In an article found in the Wall Street Journal yesterday (7-8-08)
the two below paragraphs literally jumped out at me:
The new famine is not about a crisis in global supply. Markets are full of food that developing-nation consumers cannot afford to buy. Prices for rice, corn, wheat and soy beans, the staple crops for world sustenance, have doubled in a single year.
This pinches families in developed countries who allocate 15% of their income to food. In poor countries, where many spend 75% of their earnings to eat, real wages have been cut by a life-changing one-third. A decade of progress in reducing poverty is being erased.
Speaking only of American Markets and what I know of them in the USA, there is no ‘shortage’ or ‘crisis’ of what many people may call ‘food’. But that does depend on what you call ‘food’.
Most of the world calls the staples mentioned in the article, food. The items that line many a Western super market shelf have so processed and minimized those staples with additives and chemicals that there is very little of the actual nutritious ‘staple’ inside the ‘food’ they have made so convenient for us to consume.
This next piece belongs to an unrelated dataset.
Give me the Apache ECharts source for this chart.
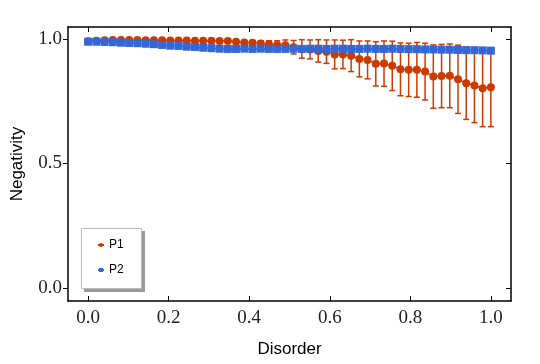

The crisis is looming on two fronts. First the real threat to the REAL food supply. The shortage for the less affluent countries (with populations that spend most of their month’s income on REAL food to get by) is a VERY real crisis. Second, the crisis that so many in the ‘more affluent’ countries are duped into believing (that we are buying for convenience is ‘food’) not only harms our own health but also lulls us into ignoring the shortage of real foods and real countries with real people in actual crisis.
In today’s global market, just because it isn’t in our back yard, doesn’t mean it won’t be affecting us. We need to look at where the crisis is and see the longer reaching effects of our own choices.